Data to process:
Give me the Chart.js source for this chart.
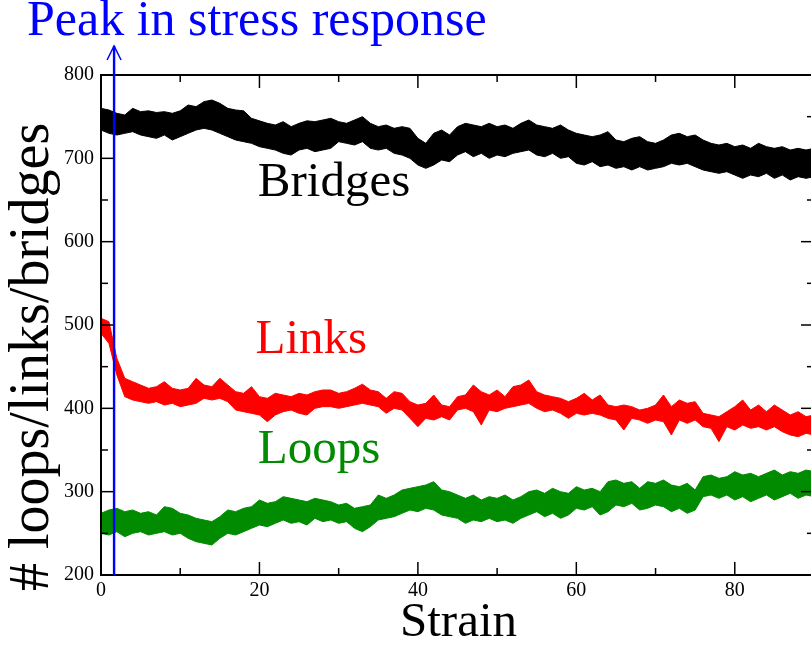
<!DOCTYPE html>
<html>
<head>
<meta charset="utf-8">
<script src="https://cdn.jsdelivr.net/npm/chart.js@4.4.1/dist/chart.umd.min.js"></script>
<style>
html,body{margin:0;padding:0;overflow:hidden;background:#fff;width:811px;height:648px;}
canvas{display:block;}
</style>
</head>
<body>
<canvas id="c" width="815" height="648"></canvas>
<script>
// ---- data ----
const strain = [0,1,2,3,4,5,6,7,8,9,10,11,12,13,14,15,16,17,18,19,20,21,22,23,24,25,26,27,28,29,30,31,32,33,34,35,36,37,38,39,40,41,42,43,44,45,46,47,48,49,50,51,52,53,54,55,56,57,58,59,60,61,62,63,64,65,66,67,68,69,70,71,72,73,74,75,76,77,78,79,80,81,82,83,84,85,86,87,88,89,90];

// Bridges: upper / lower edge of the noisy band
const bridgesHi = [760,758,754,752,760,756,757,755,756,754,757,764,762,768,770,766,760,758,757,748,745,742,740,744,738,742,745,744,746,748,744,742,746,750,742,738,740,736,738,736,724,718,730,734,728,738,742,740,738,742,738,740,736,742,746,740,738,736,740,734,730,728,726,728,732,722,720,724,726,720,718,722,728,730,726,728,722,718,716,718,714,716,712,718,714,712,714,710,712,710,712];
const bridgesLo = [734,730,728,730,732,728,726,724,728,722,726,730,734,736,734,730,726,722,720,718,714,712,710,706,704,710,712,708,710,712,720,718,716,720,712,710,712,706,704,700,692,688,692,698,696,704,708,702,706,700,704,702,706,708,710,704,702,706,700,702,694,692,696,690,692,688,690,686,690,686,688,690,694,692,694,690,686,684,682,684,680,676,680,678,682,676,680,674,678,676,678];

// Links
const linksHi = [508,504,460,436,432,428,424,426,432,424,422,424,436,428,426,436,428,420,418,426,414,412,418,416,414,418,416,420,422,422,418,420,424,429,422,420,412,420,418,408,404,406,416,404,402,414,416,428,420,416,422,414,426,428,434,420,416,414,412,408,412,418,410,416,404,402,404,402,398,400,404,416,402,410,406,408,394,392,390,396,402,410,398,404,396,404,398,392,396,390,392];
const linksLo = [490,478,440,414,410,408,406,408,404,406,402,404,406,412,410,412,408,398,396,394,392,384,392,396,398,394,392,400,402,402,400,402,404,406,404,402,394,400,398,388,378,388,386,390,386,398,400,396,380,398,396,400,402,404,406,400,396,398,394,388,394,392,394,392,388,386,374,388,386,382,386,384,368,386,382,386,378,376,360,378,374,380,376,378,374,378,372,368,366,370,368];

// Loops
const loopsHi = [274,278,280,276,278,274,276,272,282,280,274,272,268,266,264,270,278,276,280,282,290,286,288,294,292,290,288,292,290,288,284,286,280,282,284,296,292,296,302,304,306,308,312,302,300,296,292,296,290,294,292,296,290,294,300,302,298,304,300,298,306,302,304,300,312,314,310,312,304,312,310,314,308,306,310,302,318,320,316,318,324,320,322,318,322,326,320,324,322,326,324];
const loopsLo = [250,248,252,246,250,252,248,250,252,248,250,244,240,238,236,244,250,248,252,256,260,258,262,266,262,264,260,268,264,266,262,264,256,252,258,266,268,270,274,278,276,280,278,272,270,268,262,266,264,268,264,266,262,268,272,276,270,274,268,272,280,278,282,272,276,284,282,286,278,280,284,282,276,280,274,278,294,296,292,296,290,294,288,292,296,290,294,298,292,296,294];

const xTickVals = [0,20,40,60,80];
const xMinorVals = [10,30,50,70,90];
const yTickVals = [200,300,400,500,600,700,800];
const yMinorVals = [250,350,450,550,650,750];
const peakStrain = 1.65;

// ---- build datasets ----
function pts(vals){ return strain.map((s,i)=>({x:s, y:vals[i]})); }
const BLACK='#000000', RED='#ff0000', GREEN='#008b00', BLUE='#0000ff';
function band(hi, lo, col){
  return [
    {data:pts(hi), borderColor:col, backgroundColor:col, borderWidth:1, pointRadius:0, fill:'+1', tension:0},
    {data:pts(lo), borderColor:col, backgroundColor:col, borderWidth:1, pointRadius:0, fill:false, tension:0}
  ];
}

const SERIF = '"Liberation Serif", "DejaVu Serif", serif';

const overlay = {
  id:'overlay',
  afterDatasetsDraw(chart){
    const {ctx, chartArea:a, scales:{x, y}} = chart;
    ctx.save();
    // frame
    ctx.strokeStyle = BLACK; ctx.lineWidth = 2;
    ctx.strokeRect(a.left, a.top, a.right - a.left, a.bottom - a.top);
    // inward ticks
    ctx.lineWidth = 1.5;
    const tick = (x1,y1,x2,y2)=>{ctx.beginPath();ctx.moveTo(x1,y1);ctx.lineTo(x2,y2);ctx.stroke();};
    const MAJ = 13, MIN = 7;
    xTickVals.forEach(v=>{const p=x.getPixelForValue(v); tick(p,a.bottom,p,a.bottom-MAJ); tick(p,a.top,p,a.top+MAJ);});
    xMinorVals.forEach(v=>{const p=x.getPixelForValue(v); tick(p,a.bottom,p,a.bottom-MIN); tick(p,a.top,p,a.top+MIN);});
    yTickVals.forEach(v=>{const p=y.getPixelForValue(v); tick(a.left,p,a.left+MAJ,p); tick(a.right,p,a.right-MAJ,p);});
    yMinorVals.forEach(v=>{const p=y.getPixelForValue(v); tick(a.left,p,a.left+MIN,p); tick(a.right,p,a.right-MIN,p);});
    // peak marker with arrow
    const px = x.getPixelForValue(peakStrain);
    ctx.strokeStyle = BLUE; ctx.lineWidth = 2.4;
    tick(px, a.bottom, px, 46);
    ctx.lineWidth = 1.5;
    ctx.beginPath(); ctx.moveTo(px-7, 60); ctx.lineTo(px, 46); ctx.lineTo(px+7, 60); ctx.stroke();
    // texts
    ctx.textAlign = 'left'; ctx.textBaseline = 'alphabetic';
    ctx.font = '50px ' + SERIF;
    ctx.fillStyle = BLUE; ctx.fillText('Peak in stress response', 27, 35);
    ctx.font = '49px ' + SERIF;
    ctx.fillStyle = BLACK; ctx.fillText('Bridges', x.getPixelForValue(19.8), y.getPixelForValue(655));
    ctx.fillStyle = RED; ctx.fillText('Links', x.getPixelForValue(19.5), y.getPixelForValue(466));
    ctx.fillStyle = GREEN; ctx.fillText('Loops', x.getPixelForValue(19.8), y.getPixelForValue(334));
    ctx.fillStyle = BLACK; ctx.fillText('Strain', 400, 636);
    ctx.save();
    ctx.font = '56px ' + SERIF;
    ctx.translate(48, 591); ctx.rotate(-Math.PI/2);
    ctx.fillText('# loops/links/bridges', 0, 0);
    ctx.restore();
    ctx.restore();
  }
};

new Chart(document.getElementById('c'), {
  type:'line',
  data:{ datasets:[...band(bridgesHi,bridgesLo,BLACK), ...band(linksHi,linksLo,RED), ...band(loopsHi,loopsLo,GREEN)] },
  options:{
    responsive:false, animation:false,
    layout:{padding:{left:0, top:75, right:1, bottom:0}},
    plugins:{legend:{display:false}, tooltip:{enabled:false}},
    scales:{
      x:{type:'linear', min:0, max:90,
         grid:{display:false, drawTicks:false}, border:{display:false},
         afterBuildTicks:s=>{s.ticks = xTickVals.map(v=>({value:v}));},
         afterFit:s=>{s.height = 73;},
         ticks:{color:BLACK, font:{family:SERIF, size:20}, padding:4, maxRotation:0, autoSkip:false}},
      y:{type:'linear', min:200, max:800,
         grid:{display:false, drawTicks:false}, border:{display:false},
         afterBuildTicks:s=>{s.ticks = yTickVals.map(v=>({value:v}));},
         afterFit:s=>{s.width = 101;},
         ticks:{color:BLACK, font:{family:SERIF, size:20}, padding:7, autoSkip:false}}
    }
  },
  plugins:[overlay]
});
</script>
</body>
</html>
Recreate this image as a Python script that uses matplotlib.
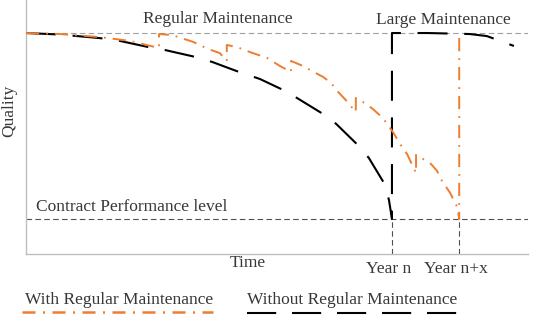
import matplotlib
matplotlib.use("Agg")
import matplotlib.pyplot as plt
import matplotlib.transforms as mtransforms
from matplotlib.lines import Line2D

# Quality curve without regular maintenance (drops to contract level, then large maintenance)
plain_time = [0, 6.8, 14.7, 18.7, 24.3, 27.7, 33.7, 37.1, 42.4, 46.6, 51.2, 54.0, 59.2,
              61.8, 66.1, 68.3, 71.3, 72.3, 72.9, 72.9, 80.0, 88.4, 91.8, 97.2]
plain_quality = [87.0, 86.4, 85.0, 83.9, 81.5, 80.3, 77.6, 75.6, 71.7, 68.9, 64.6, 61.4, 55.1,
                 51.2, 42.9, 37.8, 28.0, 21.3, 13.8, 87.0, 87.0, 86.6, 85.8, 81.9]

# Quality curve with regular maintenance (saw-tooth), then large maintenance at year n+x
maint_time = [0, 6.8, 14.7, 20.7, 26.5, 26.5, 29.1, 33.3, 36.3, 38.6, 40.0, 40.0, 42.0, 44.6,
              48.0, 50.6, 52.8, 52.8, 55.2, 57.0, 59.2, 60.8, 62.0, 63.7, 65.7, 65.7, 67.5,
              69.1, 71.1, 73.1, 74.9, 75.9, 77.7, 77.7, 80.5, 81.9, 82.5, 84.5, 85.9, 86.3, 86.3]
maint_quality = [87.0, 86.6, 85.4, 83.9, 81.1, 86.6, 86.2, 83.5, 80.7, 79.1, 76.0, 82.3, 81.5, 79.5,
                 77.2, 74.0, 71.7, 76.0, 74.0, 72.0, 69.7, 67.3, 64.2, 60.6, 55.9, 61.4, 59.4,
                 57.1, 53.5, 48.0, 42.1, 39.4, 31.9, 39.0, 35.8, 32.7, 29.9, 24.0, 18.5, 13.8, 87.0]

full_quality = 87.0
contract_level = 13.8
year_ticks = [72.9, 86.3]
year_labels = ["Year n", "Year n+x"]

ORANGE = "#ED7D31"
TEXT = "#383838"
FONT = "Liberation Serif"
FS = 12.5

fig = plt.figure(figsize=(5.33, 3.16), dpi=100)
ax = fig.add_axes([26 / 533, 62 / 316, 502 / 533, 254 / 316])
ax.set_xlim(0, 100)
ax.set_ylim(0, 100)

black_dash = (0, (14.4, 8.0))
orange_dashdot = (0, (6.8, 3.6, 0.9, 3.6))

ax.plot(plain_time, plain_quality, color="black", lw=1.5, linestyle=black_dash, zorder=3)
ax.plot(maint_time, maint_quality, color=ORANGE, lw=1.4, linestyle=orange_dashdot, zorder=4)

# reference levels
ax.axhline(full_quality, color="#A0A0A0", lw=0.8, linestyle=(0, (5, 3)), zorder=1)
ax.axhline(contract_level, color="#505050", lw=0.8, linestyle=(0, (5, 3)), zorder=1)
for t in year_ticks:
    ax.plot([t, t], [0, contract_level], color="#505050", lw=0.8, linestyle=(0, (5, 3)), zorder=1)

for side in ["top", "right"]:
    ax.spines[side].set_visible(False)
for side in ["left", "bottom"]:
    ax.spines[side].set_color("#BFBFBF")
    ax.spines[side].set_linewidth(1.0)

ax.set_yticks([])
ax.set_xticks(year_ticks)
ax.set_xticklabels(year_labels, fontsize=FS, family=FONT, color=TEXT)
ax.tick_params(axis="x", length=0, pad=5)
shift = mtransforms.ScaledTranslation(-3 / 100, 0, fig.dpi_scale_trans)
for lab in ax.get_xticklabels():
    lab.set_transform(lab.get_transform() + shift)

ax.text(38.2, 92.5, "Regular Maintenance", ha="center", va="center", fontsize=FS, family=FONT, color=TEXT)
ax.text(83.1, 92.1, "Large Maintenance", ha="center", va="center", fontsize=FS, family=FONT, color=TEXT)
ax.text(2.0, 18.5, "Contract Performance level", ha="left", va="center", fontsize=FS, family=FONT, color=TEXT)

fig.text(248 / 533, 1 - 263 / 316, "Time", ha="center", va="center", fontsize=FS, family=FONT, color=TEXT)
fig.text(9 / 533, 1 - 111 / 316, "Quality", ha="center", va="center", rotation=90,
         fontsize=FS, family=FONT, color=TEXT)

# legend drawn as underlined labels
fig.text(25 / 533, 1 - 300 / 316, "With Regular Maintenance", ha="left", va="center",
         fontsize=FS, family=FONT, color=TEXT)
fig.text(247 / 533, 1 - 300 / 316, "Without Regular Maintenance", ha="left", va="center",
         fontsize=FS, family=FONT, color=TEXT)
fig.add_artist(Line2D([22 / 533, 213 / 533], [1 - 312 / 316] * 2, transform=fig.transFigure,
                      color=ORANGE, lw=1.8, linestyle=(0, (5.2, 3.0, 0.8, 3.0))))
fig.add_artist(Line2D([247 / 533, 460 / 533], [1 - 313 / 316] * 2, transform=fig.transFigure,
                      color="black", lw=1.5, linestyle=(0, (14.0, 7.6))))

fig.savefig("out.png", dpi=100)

Your task:
Begin with the line that contains "Recreate this image", end with the line that contains "from matplotlib.lines import Line2D", and set down every line in that range exactly as it stands, minus the pictures.

Output for this task:
Recreate this image as a Python script that uses matplotlib.
import matplotlib
matplotlib.use("Agg")
import matplotlib.pyplot as plt
import matplotlib.transforms as mtransforms
from matplotlib.lines import Line2D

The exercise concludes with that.